A complex regulatory agreement can’t succeed without the full confidence of the public officials in charge of supervising and enforcing it. On Thursday, Superior Court Judge Janet Sanders rejected a proposed agreement under which Partners HealthCare would be allowed to acquire South Shore Hospital and two other suburban hospitals and expand its network of doctors. That was wise, because any consensus that might once have existed around the deal had long since evaporated.

Partners, the dominant force in health care in Massachusetts, must now decide whether to try to move forward with the acquisitions — against the threat of legal action by new Attorney General Maura Healey.
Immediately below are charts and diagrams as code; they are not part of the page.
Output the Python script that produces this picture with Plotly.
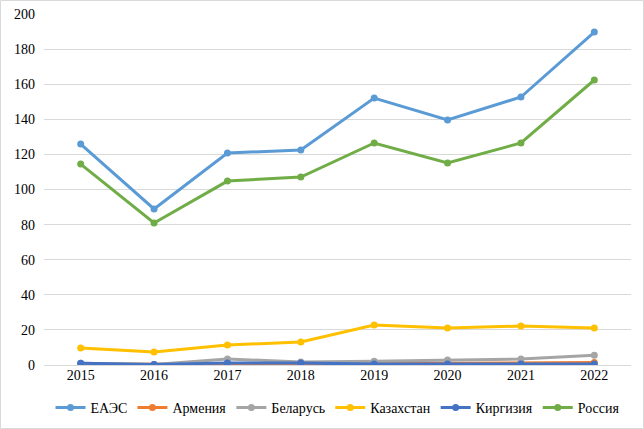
import plotly.graph_objects as go

years = ["2015", "2016", "2017", "2018", "2019", "2020", "2021", "2022"]
eaes = [125.9, 88.9, 120.8, 122.5, 152.1, 139.6, 152.7, 189.7]
armenia = [0.5, 0.3, 0.4, 0.5, 0.8, 1.2, 1.3, 1.4]
belarus = [1.0, 0.3, 3.4, 1.7, 2.2, 2.8, 3.4, 5.6]
kazakhstan = [9.7, 7.4, 11.4, 13.1, 22.8, 21.1, 22.2, 21.1]
kyrgyzstan = [1.0, 0.3, 1.2, 1.1, 0.5, 0.5, 0.5, 0.5]
russia = [114.5, 80.9, 104.8, 107.1, 126.5, 115.1, 126.5, 162.4]

series = [
    ("ЕАЭС", eaes, "#5B9BD5"),
    ("Армения", armenia, "#ED7D31"),
    ("Беларусь", belarus, "#A5A5A5"),
    ("Казахстан", kazakhstan, "#FFC000"),
    ("Киргизия", kyrgyzstan, "#4472C4"),
    ("Россия", russia, "#70AD47"),
]

FONT = "Liberation Serif"

fig = go.Figure()
for name, vals, color in series:
    fig.add_trace(go.Scatter(
        x=years, y=vals, name=name, mode="lines+markers",
        line=dict(color=color, width=3),
        marker=dict(color=color, size=7),
        hoverinfo="skip",
    ))

W, H = 644, 429
ml, mr, mt, mb = 44, 13, 14, 64
pw, ph = W - ml - mr, H - mt - mb

fig.update_layout(
    template="none",
    width=W, height=H,
    margin=dict(l=ml, r=mr, t=mt, b=mb, pad=0, autoexpand=False),
    paper_bgcolor="white", plot_bgcolor="white",
    font=dict(family=FONT, size=14, color="#000000"),
    showlegend=True,
    legend=dict(orientation="h", x=0.5, xanchor="center", y=-43 / ph, yanchor="middle",
                font=dict(family=FONT, size=14, color="#000000"), itemwidth=30, tracegroupgap=0),
    xaxis=dict(type="category", range=[-0.5, 7.5], showgrid=False, ticks="",
               showline=False, zeroline=False,
               tickfont=dict(family=FONT, size=14, color="#000000")),
    yaxis=dict(range=[0, 200], dtick=20, showgrid=True, gridcolor="#D9D9D9", gridwidth=1,
               zeroline=True, zerolinecolor="#D9D9D9", zerolinewidth=1,
               ticks="", showline=False,
               tickfont=dict(family=FONT, size=14, color="#000000"),
               ticklabelstandoff=8),
    shapes=[dict(type="rect", xref="paper", yref="paper",
                 x0=(-ml + 0.5) / pw, x1=1 + (mr - 0.5) / pw,
                 y0=(-mb + 0.5) / ph, y1=1 + (mt - 0.5) / ph,
                 line=dict(color="#D9D9D9", width=1), layer="below")],
)

fig.write_html("out.html", config={"displayModeBar": False},
               post_script="document.body.style.margin='0';document.body.style.padding='0';")
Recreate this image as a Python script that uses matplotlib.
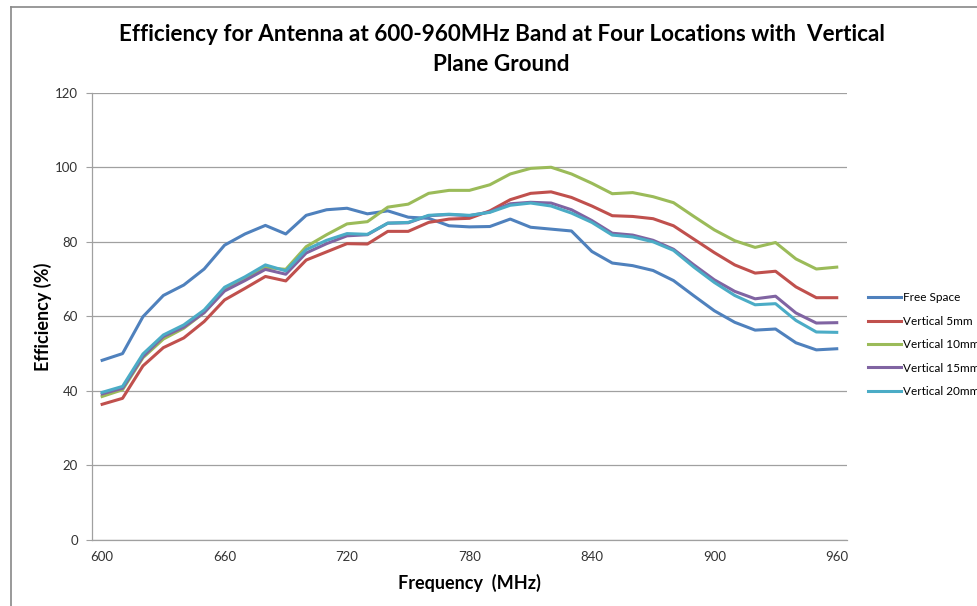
import matplotlib.pyplot as plt
import numpy as np

plt.rcParams['font.family'] = ['Lato', 'DejaVu Sans']

# Frecuencias (MHz), un punto cada 10 MHz
freq = np.arange(600, 961, 10)

free_space = [48.2, 50.0, 59.9, 65.6, 68.4, 72.7, 79.1, 82.1, 84.4, 82.1,
              87.1, 88.6, 89.0, 87.5, 88.3, 86.6, 86.3, 84.3, 84.0, 84.1,
              86.1, 83.9, 83.4, 82.9, 77.4, 74.3, 73.6, 72.3, 69.6, 65.5,
              61.5, 58.4, 56.3, 56.6, 52.9, 51.0, 51.3]
vertical_5 = [36.4, 38.0, 46.7, 51.6, 54.2, 58.6, 64.4, 67.5, 70.7, 69.5,
              75.1, 77.3, 79.5, 79.4, 82.8, 82.8, 85.2, 86.1, 86.3, 88.3,
              91.3, 93.0, 93.4, 91.9, 89.6, 87.0, 86.8, 86.2, 84.3, 80.7,
              77.1, 73.8, 71.6, 72.1, 67.9, 65.0, 65.0]
vertical_10 = [38.5, 40.3, 48.9, 53.9, 56.8, 61.0, 67.1, 69.9, 73.1, 72.6,
               78.7, 81.9, 84.8, 85.4, 89.3, 90.1, 93.0, 93.8, 93.8, 95.3,
               98.2, 99.7, 100.0, 98.2, 95.7, 92.9, 93.2, 92.1, 90.5, 86.8,
               83.2, 80.3, 78.5, 79.8, 75.4, 72.7, 73.2]
vertical_15 = [39.2, 40.7, 49.2, 54.6, 57.1, 61.0, 66.8, 69.6, 72.6, 71.3,
               77.0, 79.5, 81.6, 81.9, 85.0, 85.1, 87.0, 87.3, 87.0, 88.0,
               90.2, 90.6, 90.4, 88.6, 85.7, 82.3, 81.8, 80.4, 78.0, 73.8,
               69.8, 66.7, 64.7, 65.4, 60.9, 58.2, 58.3]
vertical_20 = [39.6, 41.2, 49.9, 55.0, 57.7, 61.7, 67.8, 70.6, 73.8, 72.2,
               77.9, 80.4, 82.2, 82.0, 85.0, 85.2, 87.1, 87.4, 87.1, 87.9,
               89.8, 90.4, 89.6, 87.7, 85.2, 81.8, 81.3, 80.0, 77.7, 73.2,
               69.1, 65.6, 63.1, 63.4, 58.9, 55.8, 55.7]

series = [
    ("Free Space", free_space, "#4F81BD"),
    ("Vertical 5mm", vertical_5, "#C0504D"),
    ("Vertical 10mm", vertical_10, "#9BBB59"),
    ("Vertical 15mm", vertical_15, "#8064A2"),
    ("Vertical 20mm", vertical_20, "#4BACC6"),
]

fig = plt.figure(figsize=(9.78, 6.06), dpi=100)
ax = fig.add_axes([0.094, 0.109, 0.772, 0.738])

for nombre, valores, color in series:
    ax.plot(freq, valores, color=color, linewidth=2.2, label=nombre)

ax.set_xlim(595, 965)
ax.set_ylim(0, 120)
ax.set_yticks(np.arange(0, 121, 20))
ax.set_xticks(np.arange(600, 961, 60))
ax.grid(axis='y', color='#a0a0a0', linewidth=0.9)
ax.set_axisbelow(True)

for lado in ['top', 'right']:
    ax.spines[lado].set_visible(False)
for lado in ['left', 'bottom']:
    ax.spines[lado].set_color('#a0a0a0')
    ax.spines[lado].set_linewidth(0.9)

ax.tick_params(axis='y', length=4, color='#a0a0a0', labelsize=9.5,
               labelcolor='#333333', pad=6)
ax.tick_params(axis='x', length=0, labelsize=9.5, labelcolor='#333333', pad=8)

ax.set_xlabel("Frequency  (MHz)", fontsize=13, fontweight='bold', labelpad=8)
ax.set_ylabel("Efficiency (%)", fontsize=13, fontweight='bold', labelpad=2)

fig.text(0.513, 0.918,
         "Efficiency for Antenna at 600-960MHz Band at Four Locations with  Vertical\nPlane Ground",
         ha='center', va='center', fontsize=16.2, fontweight='bold', linespacing=1.5)

ax.legend(loc='upper left', bbox_to_anchor=(0.877, 0.535),
          bbox_transform=fig.transFigure, frameon=False, fontsize=8.5,
          handlelength=2.8, handletextpad=0.1, labelspacing=1.05)

# Borde del gráfico (esquina superior izquierda visible)
fig.add_artist(plt.Line2D([0.011, 0.011], [0.0, 0.988], color='#888888', linewidth=1.2))
fig.add_artist(plt.Line2D([0.011, 1.0], [0.988, 0.988], color='#888888', linewidth=1.2))

fig.savefig("out.png", dpi=100)
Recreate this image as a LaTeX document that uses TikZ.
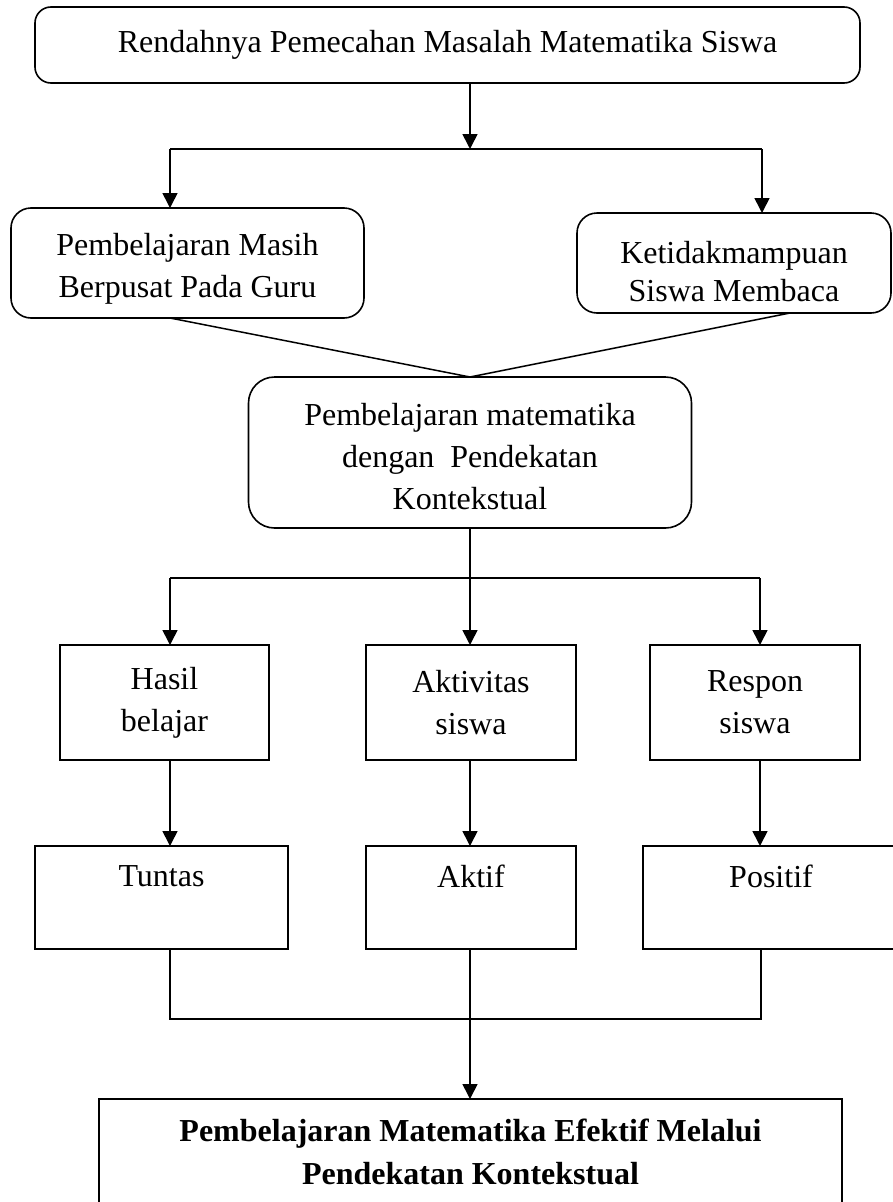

Instead, Partners should take the hint from Healey’s court filing. The organization should establish a clear record of cost containment before expanding its market share.

The prestige of Partners’ two flagship hospitals — Massachusetts General and Brigham and Women’s — has allowed the organization to drive hard bargains with insurers, and has resulted in upward pressure on overall health care spending. Under last year’s agreement, the health care giant secured then-attorney general Martha Coakley’s acquiescence on its proposed expansion, and in exchange agreed to hard caps on its ability to raise prices and restrictions on how it negotiates with insurers.


Coakley’s team believed they’d used the proposed South Shore acquisition as a bargaining chip to obtain broader controls in how Partners conducted itself across the marketplace. Partners officials insisted they meant to be leaders in a national move toward better coordinated, more cost-effective care. The Globe editorial page argued that the deal was an improvement over the status quo.

As the months wore on, though, apprehension over the agreement grew in the state’s health care community. Competing health providers complained that the agreement would lock in Partners’ relatively higher prices as a permanent condition in the market. An organization of economists questioned the effectiveness of an antitrust remedy that would require constant monitoring of Partners’ conduct. A coming change in leadership at Partners — CEO Gary Gottlieb plans to depart this summer — and the election of a new attorney general underscored concerns that, over time, maintaining the terms of the deal would stop being a priority for either party to it.


In breaking with Coakley, her former boss, Healey changed the terms of the debate. Responding to Sanders’ request for her opinion, Healey said she would take legal action to block the South Shore transaction should the judge reject the agreement.

The judge was faced with two options: to either rubber-stamp a complicated agreement with wide repercussions for health care in Massachusetts, or to reject it based upon her own gut sense that the agreement wouldn’t adequately protect the public interest. Fortunately, Healey’s opinion moved the case back into more familiar legal territory — namely, antitrust law — and presents the court system with a rather more straightforward question: Would the South Shore acquisition give Partners too much power in the market, or not? An antitrust suit by Healey’s office may not succeed. But the very possibility of opposition from the state should prompt Partners to rethink its plans.